REQUEST
Pictures stay out of the copy. Please reproduce only the lines between the one holding "What Chart.js code" and the one holding "const average = 44", inclusive.

DATASET
:::

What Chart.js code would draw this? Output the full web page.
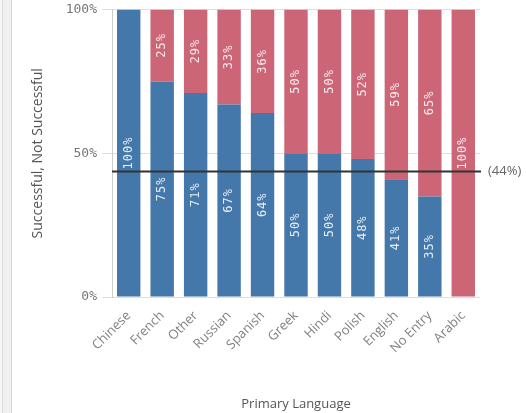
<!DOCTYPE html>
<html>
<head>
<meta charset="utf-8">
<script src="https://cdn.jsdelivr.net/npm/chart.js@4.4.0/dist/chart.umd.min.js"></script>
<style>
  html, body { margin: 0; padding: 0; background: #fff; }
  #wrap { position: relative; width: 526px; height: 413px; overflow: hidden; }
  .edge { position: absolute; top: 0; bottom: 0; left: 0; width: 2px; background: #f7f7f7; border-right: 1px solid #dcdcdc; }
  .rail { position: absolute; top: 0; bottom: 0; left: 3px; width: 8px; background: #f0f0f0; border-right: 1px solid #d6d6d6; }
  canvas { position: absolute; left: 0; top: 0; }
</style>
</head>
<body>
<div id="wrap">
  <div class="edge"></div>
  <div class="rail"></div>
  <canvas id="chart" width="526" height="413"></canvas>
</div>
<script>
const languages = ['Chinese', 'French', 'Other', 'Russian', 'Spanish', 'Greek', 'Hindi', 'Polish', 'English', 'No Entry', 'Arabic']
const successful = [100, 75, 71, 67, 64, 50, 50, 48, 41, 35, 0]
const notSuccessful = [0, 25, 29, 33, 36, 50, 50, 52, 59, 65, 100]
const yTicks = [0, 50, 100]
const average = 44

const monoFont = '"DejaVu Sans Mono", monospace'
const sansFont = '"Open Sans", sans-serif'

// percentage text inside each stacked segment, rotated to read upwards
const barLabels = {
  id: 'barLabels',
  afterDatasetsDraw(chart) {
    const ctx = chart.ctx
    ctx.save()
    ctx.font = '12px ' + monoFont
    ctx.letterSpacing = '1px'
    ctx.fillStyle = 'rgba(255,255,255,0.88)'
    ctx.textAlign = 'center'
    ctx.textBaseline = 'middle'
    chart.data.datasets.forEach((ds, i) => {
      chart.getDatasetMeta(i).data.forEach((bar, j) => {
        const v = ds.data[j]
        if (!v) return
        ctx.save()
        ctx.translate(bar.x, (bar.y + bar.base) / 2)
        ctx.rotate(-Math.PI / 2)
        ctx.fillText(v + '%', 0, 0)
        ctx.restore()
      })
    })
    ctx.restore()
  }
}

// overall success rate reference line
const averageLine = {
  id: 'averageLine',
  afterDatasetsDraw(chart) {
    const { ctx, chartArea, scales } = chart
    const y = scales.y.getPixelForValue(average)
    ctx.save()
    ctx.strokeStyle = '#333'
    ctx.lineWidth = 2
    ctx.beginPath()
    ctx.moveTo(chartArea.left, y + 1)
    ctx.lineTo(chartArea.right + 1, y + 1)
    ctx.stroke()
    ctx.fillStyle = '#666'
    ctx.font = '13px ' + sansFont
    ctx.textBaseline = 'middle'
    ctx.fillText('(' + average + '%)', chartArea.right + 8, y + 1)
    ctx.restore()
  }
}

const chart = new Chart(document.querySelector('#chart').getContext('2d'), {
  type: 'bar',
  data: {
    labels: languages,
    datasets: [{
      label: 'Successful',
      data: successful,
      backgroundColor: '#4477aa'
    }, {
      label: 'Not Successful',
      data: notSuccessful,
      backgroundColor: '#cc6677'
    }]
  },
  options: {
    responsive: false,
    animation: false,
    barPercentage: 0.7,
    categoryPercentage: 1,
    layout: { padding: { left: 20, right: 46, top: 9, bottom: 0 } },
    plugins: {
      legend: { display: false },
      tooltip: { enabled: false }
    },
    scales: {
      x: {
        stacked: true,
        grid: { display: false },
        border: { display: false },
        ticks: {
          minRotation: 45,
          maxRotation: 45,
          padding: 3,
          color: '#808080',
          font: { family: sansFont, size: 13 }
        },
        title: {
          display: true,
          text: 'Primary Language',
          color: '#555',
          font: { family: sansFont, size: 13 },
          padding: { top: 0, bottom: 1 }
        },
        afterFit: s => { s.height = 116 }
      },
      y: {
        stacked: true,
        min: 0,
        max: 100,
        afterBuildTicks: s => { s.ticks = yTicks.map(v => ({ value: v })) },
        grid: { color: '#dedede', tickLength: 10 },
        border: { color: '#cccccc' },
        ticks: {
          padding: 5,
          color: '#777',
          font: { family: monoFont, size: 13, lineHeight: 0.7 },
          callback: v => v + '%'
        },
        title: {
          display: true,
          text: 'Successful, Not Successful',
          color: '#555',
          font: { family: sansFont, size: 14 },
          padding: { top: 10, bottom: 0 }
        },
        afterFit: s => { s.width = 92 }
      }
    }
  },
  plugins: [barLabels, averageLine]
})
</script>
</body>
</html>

:::

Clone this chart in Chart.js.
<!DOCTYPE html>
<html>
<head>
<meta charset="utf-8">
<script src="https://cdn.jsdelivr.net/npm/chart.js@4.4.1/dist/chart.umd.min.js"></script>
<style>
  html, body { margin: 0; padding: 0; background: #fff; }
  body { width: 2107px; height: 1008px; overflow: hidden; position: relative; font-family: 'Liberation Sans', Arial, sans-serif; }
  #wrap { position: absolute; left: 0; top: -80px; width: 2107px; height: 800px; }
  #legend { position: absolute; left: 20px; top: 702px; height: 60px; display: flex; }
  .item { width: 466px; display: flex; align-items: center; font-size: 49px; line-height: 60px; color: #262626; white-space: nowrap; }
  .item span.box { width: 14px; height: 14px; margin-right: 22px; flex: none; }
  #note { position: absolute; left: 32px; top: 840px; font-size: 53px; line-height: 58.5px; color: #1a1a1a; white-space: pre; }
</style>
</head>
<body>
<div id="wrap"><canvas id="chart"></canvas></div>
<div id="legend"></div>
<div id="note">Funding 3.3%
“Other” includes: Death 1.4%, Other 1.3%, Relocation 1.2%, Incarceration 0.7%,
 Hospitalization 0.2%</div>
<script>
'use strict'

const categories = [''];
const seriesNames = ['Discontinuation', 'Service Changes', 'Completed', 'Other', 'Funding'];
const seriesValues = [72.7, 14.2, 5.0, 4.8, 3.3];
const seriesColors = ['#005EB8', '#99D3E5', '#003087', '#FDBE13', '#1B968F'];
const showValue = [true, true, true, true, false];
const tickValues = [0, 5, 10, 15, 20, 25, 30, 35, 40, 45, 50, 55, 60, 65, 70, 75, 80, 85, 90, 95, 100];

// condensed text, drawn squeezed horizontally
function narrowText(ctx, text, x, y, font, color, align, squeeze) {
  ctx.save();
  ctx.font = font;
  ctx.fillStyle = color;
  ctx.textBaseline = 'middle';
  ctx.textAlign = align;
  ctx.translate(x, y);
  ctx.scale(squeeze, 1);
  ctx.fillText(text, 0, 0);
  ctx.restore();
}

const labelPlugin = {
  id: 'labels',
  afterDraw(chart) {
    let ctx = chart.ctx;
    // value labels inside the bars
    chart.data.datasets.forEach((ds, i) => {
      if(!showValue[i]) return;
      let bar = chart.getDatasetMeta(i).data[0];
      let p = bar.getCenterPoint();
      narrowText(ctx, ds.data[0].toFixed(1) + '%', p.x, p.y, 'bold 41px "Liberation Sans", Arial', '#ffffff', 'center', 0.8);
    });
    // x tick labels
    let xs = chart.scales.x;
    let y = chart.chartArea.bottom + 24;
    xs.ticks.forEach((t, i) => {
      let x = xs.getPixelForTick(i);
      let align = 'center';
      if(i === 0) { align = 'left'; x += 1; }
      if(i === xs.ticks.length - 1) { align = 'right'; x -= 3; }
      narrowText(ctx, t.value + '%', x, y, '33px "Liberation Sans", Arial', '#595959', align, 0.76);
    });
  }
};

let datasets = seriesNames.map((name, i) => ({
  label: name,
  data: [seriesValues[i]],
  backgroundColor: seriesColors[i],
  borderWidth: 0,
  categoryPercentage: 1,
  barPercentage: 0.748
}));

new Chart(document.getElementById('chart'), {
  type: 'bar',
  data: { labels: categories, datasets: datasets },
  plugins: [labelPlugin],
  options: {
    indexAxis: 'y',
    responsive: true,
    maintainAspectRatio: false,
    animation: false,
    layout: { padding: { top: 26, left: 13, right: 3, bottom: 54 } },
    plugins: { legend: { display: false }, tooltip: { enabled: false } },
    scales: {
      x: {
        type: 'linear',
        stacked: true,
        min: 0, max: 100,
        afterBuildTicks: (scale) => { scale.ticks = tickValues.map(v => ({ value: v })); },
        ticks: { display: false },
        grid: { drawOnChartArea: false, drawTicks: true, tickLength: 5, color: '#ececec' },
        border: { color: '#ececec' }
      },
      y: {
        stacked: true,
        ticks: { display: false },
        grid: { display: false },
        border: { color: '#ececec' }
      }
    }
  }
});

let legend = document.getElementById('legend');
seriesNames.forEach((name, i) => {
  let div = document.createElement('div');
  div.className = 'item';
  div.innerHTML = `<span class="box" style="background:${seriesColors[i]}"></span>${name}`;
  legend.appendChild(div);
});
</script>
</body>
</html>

:::

SOLUTION TO THIS TASK
What Chart.js code would draw this? Output the full web page.
<!DOCTYPE html>
<html>
<head>
<meta charset="utf-8">
<script src="https://cdn.jsdelivr.net/npm/chart.js@4.4.0/dist/chart.umd.min.js"></script>
<style>
  html, body { margin: 0; padding: 0; background: #fff; }
  #wrap { position: relative; width: 526px; height: 413px; overflow: hidden; }
  .edge { position: absolute; top: 0; bottom: 0; left: 0; width: 2px; background: #f7f7f7; border-right: 1px solid #dcdcdc; }
  .rail { position: absolute; top: 0; bottom: 0; left: 3px; width: 8px; background: #f0f0f0; border-right: 1px solid #d6d6d6; }
  canvas { position: absolute; left: 0; top: 0; }
</style>
</head>
<body>
<div id="wrap">
  <div class="edge"></div>
  <div class="rail"></div>
  <canvas id="chart" width="526" height="413"></canvas>
</div>
<script>
const languages = ['Chinese', 'French', 'Other', 'Russian', 'Spanish', 'Greek', 'Hindi', 'Polish', 'English', 'No Entry', 'Arabic']
const successful = [100, 75, 71, 67, 64, 50, 50, 48, 41, 35, 0]
const notSuccessful = [0, 25, 29, 33, 36, 50, 50, 52, 59, 65, 100]
const yTicks = [0, 50, 100]
const average = 44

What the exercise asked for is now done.